Given exercise:
Carry none of the pictures over; write out the complete data exactly.

Data provided:
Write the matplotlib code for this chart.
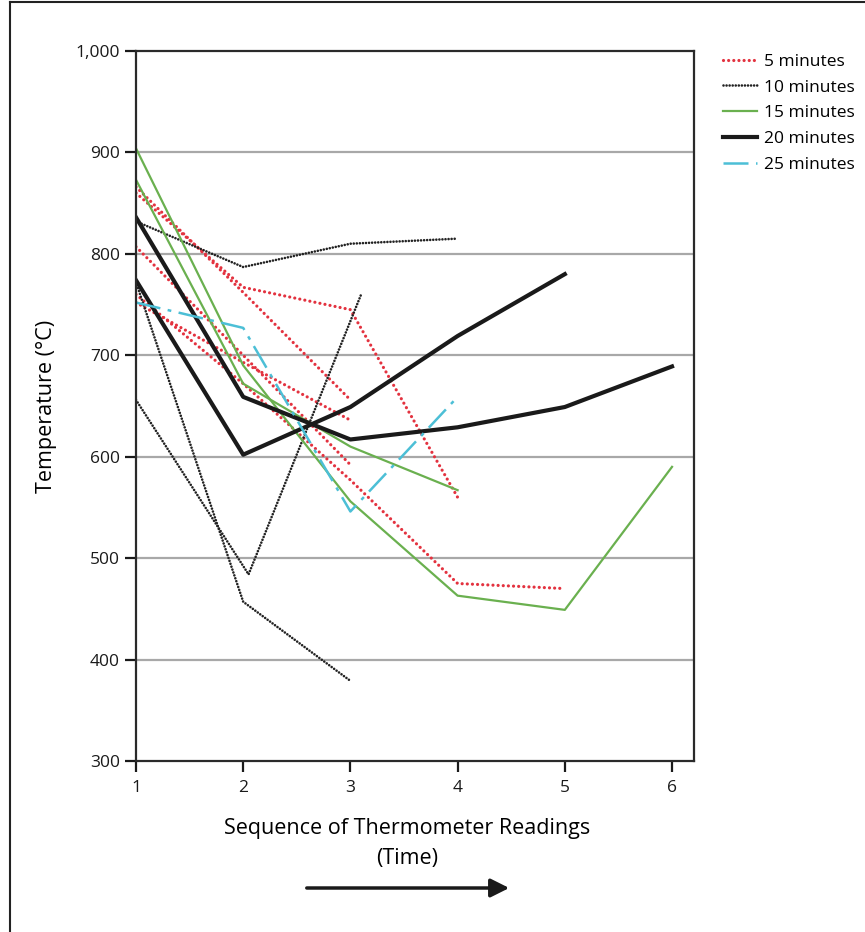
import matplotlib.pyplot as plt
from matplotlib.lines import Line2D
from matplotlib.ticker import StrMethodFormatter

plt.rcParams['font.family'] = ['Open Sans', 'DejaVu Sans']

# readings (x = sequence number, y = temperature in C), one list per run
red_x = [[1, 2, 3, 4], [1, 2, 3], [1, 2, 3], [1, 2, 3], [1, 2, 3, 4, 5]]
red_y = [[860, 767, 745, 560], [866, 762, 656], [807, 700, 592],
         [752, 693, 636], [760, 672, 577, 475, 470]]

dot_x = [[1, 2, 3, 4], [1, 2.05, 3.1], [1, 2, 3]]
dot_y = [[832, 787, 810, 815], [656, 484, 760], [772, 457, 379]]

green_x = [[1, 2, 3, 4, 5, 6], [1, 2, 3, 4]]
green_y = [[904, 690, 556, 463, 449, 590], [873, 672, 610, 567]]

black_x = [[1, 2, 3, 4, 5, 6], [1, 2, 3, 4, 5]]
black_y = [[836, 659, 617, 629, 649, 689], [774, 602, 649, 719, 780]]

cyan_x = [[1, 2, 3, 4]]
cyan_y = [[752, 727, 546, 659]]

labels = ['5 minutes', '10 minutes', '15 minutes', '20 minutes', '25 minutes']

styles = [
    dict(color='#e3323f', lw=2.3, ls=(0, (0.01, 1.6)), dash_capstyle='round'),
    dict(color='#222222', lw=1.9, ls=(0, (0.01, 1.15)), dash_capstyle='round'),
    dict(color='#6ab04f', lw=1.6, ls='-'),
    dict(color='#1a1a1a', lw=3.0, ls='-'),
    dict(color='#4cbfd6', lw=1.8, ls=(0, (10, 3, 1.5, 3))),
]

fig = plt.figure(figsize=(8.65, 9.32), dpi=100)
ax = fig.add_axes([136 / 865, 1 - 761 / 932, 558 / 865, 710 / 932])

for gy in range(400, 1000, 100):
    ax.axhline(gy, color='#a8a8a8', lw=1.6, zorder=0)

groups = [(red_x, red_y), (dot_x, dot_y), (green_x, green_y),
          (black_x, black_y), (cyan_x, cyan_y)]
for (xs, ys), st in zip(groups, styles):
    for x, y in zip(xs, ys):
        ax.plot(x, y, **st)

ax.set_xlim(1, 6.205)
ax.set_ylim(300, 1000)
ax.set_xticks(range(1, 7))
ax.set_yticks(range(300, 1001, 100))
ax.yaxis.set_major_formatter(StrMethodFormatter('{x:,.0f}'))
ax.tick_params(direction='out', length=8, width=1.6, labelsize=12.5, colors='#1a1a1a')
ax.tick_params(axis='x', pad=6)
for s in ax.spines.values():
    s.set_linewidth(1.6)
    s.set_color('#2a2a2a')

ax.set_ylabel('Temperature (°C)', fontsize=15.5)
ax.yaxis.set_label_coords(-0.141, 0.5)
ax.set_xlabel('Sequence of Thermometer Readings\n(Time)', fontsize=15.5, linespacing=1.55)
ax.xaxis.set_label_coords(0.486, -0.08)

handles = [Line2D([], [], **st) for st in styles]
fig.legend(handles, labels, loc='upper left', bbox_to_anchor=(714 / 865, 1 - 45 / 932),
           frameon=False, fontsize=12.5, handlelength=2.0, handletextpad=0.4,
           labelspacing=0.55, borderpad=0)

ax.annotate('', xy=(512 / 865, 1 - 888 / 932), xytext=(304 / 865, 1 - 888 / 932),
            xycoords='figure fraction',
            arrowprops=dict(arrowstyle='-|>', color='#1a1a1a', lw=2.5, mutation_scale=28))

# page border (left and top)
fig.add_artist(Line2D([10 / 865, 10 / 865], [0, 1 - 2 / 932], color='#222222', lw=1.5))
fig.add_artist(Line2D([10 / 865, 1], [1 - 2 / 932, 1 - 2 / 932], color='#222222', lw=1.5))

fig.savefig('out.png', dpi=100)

Problem solution:
Write the matplotlib code for this chart.
import matplotlib.pyplot as plt
from matplotlib.lines import Line2D
from matplotlib.ticker import StrMethodFormatter

plt.rcParams['font.family'] = ['Open Sans', 'DejaVu Sans']

# readings (x = sequence number, y = temperature in C), one list per run
red_x = [[1, 2, 3, 4], [1, 2, 3], [1, 2, 3], [1, 2, 3], [1, 2, 3, 4, 5]]
red_y = [[860, 767, 745, 560], [866, 762, 656], [807, 700, 592],
         [752, 693, 636], [760, 672, 577, 475, 470]]

dot_x = [[1, 2, 3, 4], [1, 2.05, 3.1], [1, 2, 3]]
dot_y = [[832, 787, 810, 815], [656, 484, 760], [772, 457, 379]]

green_x = [[1, 2, 3, 4, 5, 6], [1, 2, 3, 4]]
green_y = [[904, 690, 556, 463, 449, 590], [873, 672, 610, 567]]

black_x = [[1, 2, 3, 4, 5, 6], [1, 2, 3, 4, 5]]
black_y = [[836, 659, 617, 629, 649, 689], [774, 602, 649, 719, 780]]

cyan_x = [[1, 2, 3, 4]]
cyan_y = [[752, 727, 546, 659]]

labels = ['5 minutes', '10 minutes', '15 minutes', '20 minutes', '25 minutes']

styles = [
    dict(color='#e3323f', lw=2.3, ls=(0, (0.01, 1.6)), dash_capstyle='round'),
    dict(color='#222222', lw=1.9, ls=(0, (0.01, 1.15)), dash_capstyle='round'),
    dict(color='#6ab04f', lw=1.6, ls='-'),
    dict(color='#1a1a1a', lw=3.0, ls='-'),
    dict(color='#4cbfd6', lw=1.8, ls=(0, (10, 3, 1.5, 3))),
]

fig = plt.figure(figsize=(8.65, 9.32), dpi=100)
ax = fig.add_axes([136 / 865, 1 - 761 / 932, 558 / 865, 710 / 932])

for gy in range(400, 1000, 100):
    ax.axhline(gy, color='#a8a8a8', lw=1.6, zorder=0)

groups = [(red_x, red_y), (dot_x, dot_y), (green_x, green_y),
          (black_x, black_y), (cyan_x, cyan_y)]
for (xs, ys), st in zip(groups, styles):
    for x, y in zip(xs, ys):
        ax.plot(x, y, **st)

ax.set_xlim(1, 6.205)
ax.set_ylim(300, 1000)
ax.set_xticks(range(1, 7))
ax.set_yticks(range(300, 1001, 100))
ax.yaxis.set_major_formatter(StrMethodFormatter('{x:,.0f}'))
ax.tick_params(direction='out', length=8, width=1.6, labelsize=12.5, colors='#1a1a1a')
ax.tick_params(axis='x', pad=6)
for s in ax.spines.values():
    s.set_linewidth(1.6)
    s.set_color('#2a2a2a')

ax.set_ylabel('Temperature (°C)', fontsize=15.5)
ax.yaxis.set_label_coords(-0.141, 0.5)
ax.set_xlabel('Sequence of Thermometer Readings\n(Time)', fontsize=15.5, linespacing=1.55)
ax.xaxis.set_label_coords(0.486, -0.08)

handles = [Line2D([], [], **st) for st in styles]
fig.legend(handles, labels, loc='upper left', bbox_to_anchor=(714 / 865, 1 - 45 / 932),
           frameon=False, fontsize=12.5, handlelength=2.0, handletextpad=0.4,
           labelspacing=0.55, borderpad=0)

ax.annotate('', xy=(512 / 865, 1 - 888 / 932), xytext=(304 / 865, 1 - 888 / 932),
            xycoords='figure fraction',
            arrowprops=dict(arrowstyle='-|>', color='#1a1a1a', lw=2.5, mutation_scale=28))

# page border (left and top)
fig.add_artist(Line2D([10 / 865, 10 / 865], [0, 1 - 2 / 932], color='#222222', lw=1.5))
fig.add_artist(Line2D([10 / 865, 1], [1 - 2 / 932, 1 - 2 / 932], color='#222222', lw=1.5))

fig.savefig('out.png', dpi=100)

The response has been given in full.